** start **

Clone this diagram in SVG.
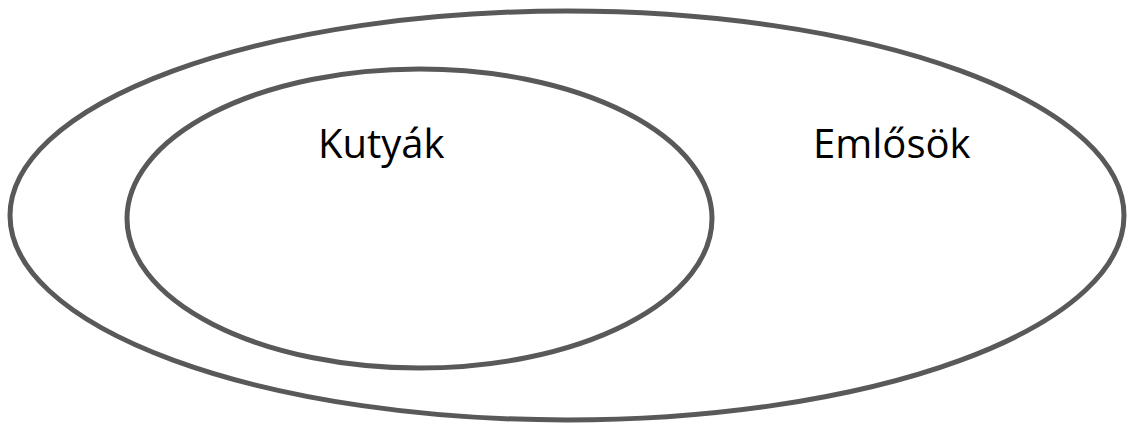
<svg xmlns="http://www.w3.org/2000/svg" width="1127" height="424" viewBox="0 0 1127 424">
<style>
.set{fill:none;stroke:#595959;stroke-width:5}
.lbl{font-family:"Open Sans","Noto Sans",sans-serif;font-size:40px;fill:#000}
</style>
<rect width="1127" height="424" fill="#fff"/>
<g id="emlosok">
<ellipse class="set" cx="567" cy="215.5" rx="557" ry="204.5"/>
<text class="lbl" x="813" y="158">Emlősök</text>
</g>
<g id="kutyak">
<ellipse class="set" cx="419.5" cy="218.5" rx="292.5" ry="149.5"/>
<text class="lbl" x="318" y="158">Kutyák</text>
</g>
<g id="connectors"/>
</svg>
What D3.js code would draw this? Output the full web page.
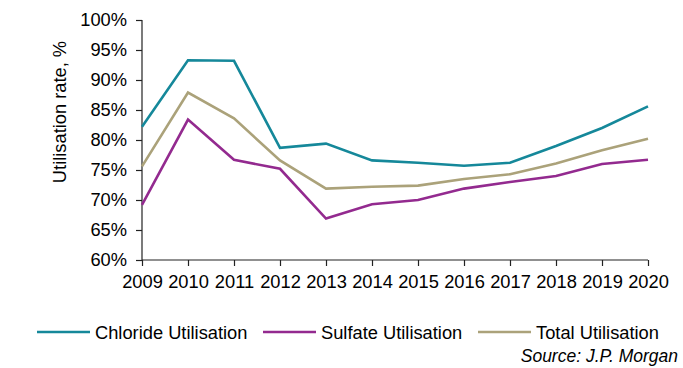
<!DOCTYPE html>
<html>
<head>
<meta charset="utf-8">
<script src="https://cdn.jsdelivr.net/npm/d3@7"></script>
<style>
  html, body { margin: 0; padding: 0; background: #fff; }
  svg { display: block; }
  text { font-family: "Liberation Sans", Arial, sans-serif; fill: #000; }
</style>
</head>
<body>
<svg id="chart" width="683" height="368"></svg>
<script>
// Utilisation rates by year (%)
const years = [2009, 2010, 2011, 2012, 2013, 2014, 2015, 2016, 2017, 2018, 2019, 2020];
const chloride = [82.2, 93.3, 93.2, 78.7, 79.4, 76.6, 76.2, 75.7, 76.2, 79.0, 82.0, 85.6];
const sulfate  = [69.2, 83.4, 76.7, 75.2, 66.9, 69.3, 70.0, 71.9, 73.0, 74.0, 76.0, 76.7];
const total    = [75.6, 87.9, 83.6, 76.6, 71.9, 72.2, 72.4, 73.5, 74.3, 76.1, 78.3, 80.2];
const yTicks = [60, 65, 70, 75, 80, 85, 90, 95, 100];

const series = [
  { name: "Chloride Utilisation", values: chloride, color: "#15889a" },
  { name: "Sulfate Utilisation",  values: sulfate,  color: "#932a8f" },
  { name: "Total Utilisation",    values: total,    color: "#aba27a" }
];

const svg = d3.select("#chart");
const plotLeft = 142, plotRight = 648, plotTop = 20, plotBottom = 260;
const fontSize = "18.3px";

const x = d3.scaleLinear().domain([2009, 2020]).range([plotLeft, plotRight]);
const y = d3.scaleLinear().domain([60, 100]).range([plotBottom, plotTop]);

// Axes
const yAxis = d3.axisLeft(y).tickValues(yTicks).tickSize(6).tickPadding(9)
  .tickFormat(d => d + "%");
const xAxis = d3.axisBottom(x).tickValues(years).tickSize(6).tickPadding(9)
  .tickFormat(d3.format("d"));

const gy = svg.append("g").attr("transform", `translate(${plotLeft},0)`).call(yAxis);
const gx = svg.append("g").attr("transform", `translate(0,${plotBottom})`).call(xAxis);

[gx, gy].forEach(g => {
  g.select(".domain").attr("stroke", "#222").attr("stroke-width", 1.2);
  g.selectAll(".tick line").attr("stroke", "#222").attr("stroke-width", 1.2);
  g.selectAll(".tick text")
    .style("font-family", '"Liberation Sans", Arial, sans-serif')
    .style("font-size", fontSize).attr("fill", "#000");
});
// plain domain lines without outer tick stubs
gy.select(".domain").attr("d", `M0,${plotTop}V${plotBottom}`);
gx.select(".domain").attr("d", `M${plotLeft},0H${plotRight}`);

// Axis title
svg.append("text")
  .attr("transform", `translate(66,112) rotate(-90)`)
  .attr("text-anchor", "middle")
  .style("font-size", fontSize)
  .text("Utilisation rate, %");

// Lines
const line = d3.line()
  .x((d, i) => x(years[i]))
  .y(d => y(d));

series.forEach(s => {
  svg.append("path")
    .datum(s.values)
    .attr("fill", "none")
    .attr("stroke", s.color)
    .attr("stroke-width", 2.6)
    .attr("stroke-linejoin", "miter")
    .attr("d", line);
});

// Legend
const legendX = [37, 263, 478];
const legendY = 332;
series.forEach((s, i) => {
  const g = svg.append("g").attr("transform", `translate(${legendX[i]},${legendY})`);
  g.append("line").attr("x1", 0).attr("x2", 53).attr("y1", 0).attr("y2", 0)
    .attr("stroke", s.color).attr("stroke-width", 2.6);
  g.append("text").attr("x", 58).attr("y", 6.5)
    .style("font-size", fontSize).text(s.name);
});

// Source note
svg.append("text")
  .attr("x", 678).attr("y", 362)
  .attr("text-anchor", "end")
  .style("font-size", "17.5px").style("font-style", "italic")
  .text("Source: J.P. Morgan");
</script>
</body>
</html>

** end **

**TO DO:** Pull out and copy each line containing the string "this".

**FINISHED TASK:**
Clone this diagram in SVG.
What D3.js code would draw this? Output the full web page.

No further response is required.